Better think twice next time you try to Google something. Big brother is trying to watch you.

From the American Progress Action Fund:
PRIVACY -- GOOGLE GOES TO COURT TODAY TO DEFEND USERS' PRIVACY RECORDS: Google heads to a San Jose federal court today to defends its customers' privacy records. The Justice Department lawyers asked the company in January "to turn over millions of users' search requests and one million randomly selected Web site addresses within 21 days of a court decision." Google resisted the subpoena on the grounds that supplying the government with the information would violate users' privacy. Google is also resisting the move because it fears that the records could expose trade secrets on how its search service works. The government, on the other hand, is seeking the information to buttress its defense of the Child Online Protection Act, a federal law that has been designed to keep children from sexually explicit content on the Internet.

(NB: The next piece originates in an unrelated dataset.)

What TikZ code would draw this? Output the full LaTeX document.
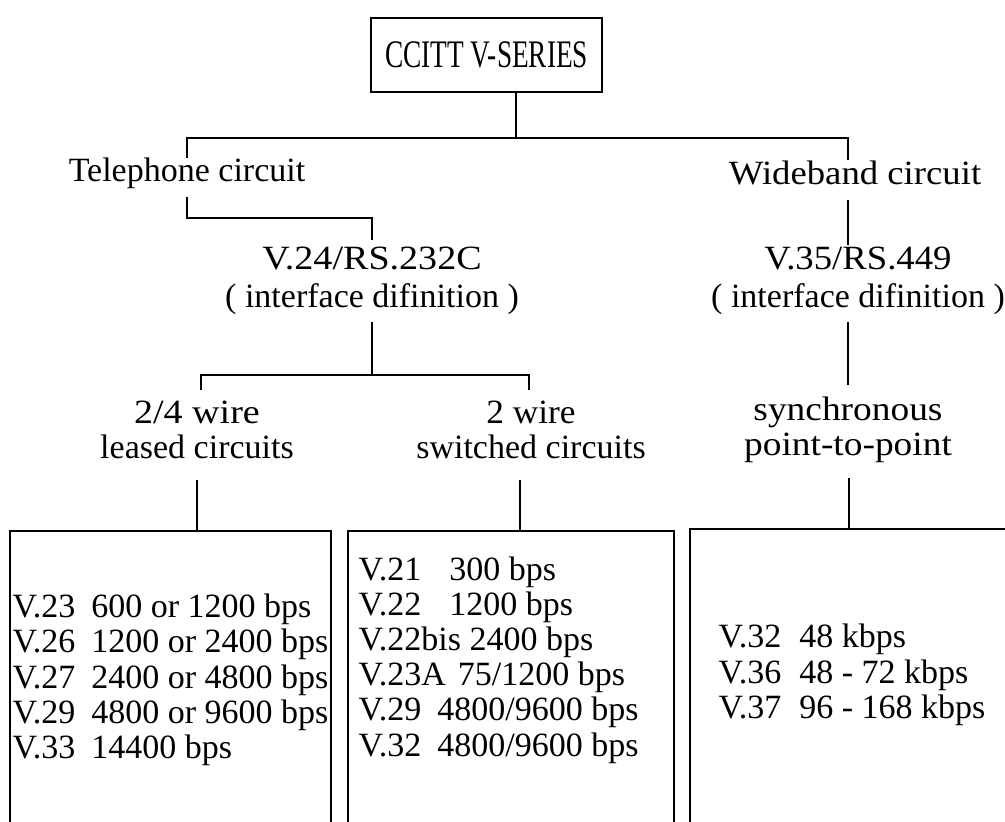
\documentclass[tikz,border=0pt]{standalone}
\usepackage{fontspec}
\usepackage{graphicx}
\setmainfont{Liberation Serif}
\newcommand{\wx}[2]{\scalebox{#1}[1]{#2}}
\begin{document}
\begin{tikzpicture}[x=1pt,y=-1pt,line width=1.4pt,
  lbl/.style={inner sep=0pt,align=center,font=\fontsize{34}{35}\selectfont},
  lblb/.style={inner sep=0pt,align=center,font=\fontsize{34}{38}\selectfont},
  lst/.style={inner sep=0pt,align=left,anchor=west,font=\fontsize{34}{35.2}\selectfont},
  frame/.style={line width=1.4pt}]
\useasboundingbox (0,0) rectangle (1005,822);
% top box
\node[draw,minimum width=231pt,minimum height=74pt,inner sep=0pt,font=\fontsize{39}{39}\selectfont] (cc) at (486.5,55) {\wx{0.7}{CCITT V-SERIES}};
% level 1 labels
\node[lbl] (tel) at (187,173) {Telephone circuit};
\node[lbl] (wide) at (855,173) {\wx{1.08}{Wideband circuit}};
\coordinate (j0) at (516,138);
\coordinate (jl) at (187,138);
\coordinate (jr) at (848,138);
\coordinate (tlu) at (187,158);
\coordinate (tru) at (848,160);
\draw (cc.south -| j0) -- (j0);
\draw (tlu) -- (jl) -- (jr) -- (tru);
% interface definitions
\node[lblb] (v24) at (372,281) {\wx{1.12}{V.24/RS.232C}\\( interface difinition )};
\node[lblb] (v35) at (858,281) {\wx{1.08}{V.35/RS.449}\\( interface difinition )};
\coordinate (b1) at (187,197);
\coordinate (b2) at (187,218);
\coordinate (b3) at (372,218);
\coordinate (b4) at (372,240);
\draw (b1) -- (b2) -- (b3) -- (b4);
\coordinate (w1) at (848,200);
\coordinate (w2) at (848,245);
\draw (w1) -- (w2);
% level 3 labels
\node[lbl] (leased) at (197,430) {\wx{1.12}{2/4 wire}\\leased circuits};
\node[lbl] (switched) at (531,430) {\wx{1.04}{2 wire}\\switched circuits};
\node[lbl] (sync) at (848,430) {\wx{1.1}{synchronous}\\\wx{1.1}{point-to-point}};
\coordinate (s1) at (372,322);
\coordinate (s2) at (372,375);
\coordinate (sl) at (201,375);
\coordinate (sr) at (529,375);
\coordinate (sld) at (201,390);
\coordinate (srd) at (529,390);
\draw (s1) -- (s2);
\draw (sld) -- (sl) -- (sr) -- (srd);
\coordinate (y1) at (848,322);
\coordinate (y2) at (848,385);
\draw (y1) -- (y2);
% boxes
\coordinate (k1) at (197,480);
\coordinate (k1b) at (197,531);
\coordinate (k2) at (520,480);
\coordinate (k2b) at (520,531);
\coordinate (k3) at (849,478);
\coordinate (k3b) at (849,529);
\draw (k1) -- (k1b);
\draw (k2) -- (k2b);
\draw (k3) -- (k3b);
\draw[frame] (10,830) -- (10,531) -- (331,531) -- (331,830);
\draw[frame] (348,830) -- (348,531) -- (674,531) -- (674,830);
\draw[frame] (690,830) -- (690,529) -- (1015,529);
\node[lst] (list1) at (12,680) {V.23\hspace{16pt}600 or 1200 bps\\V.26\hspace{16pt}1200 or 2400 bps\\V.27\hspace{16pt}2400 or 4800 bps\\V.29\hspace{16pt}4800 or 9600 bps\\V.33\hspace{16pt}14400 bps};
\node[lst] (list2) at (358,660) {V.21\hspace{28pt}300 bps\\V.22\hspace{28pt}1200 bps\\V.22bis 2400 bps\\V.23A\hspace{12pt}75/1200 bps\\V.29\hspace{16pt}4800/9600 bps\\V.32\hspace{16pt}4800/9600 bps};
\node[lst] (list3) at (718,675) {V.32\hspace{18pt}48 kbps\\V.36\hspace{18pt}48 - 72 kbps\\V.37\hspace{18pt}96 - 168 kbps};
\end{tikzpicture}
\end{document}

The Supreme Court previously blocked implementation of that act. "This case comes at a time when people are starting to recognize that the information they put into their computers creates a record," said Lauren Gelman, associate director of Stanford University's Center for Internet and Society. To what extent those records can be demanded by -- and turned over to --the government will be central question for the court. "The government is not entitled to go on a fishing expedition through millions of Google searches any time it wants, just because it claims
that it needs that information," said ACLU staff attorney Aden Fine.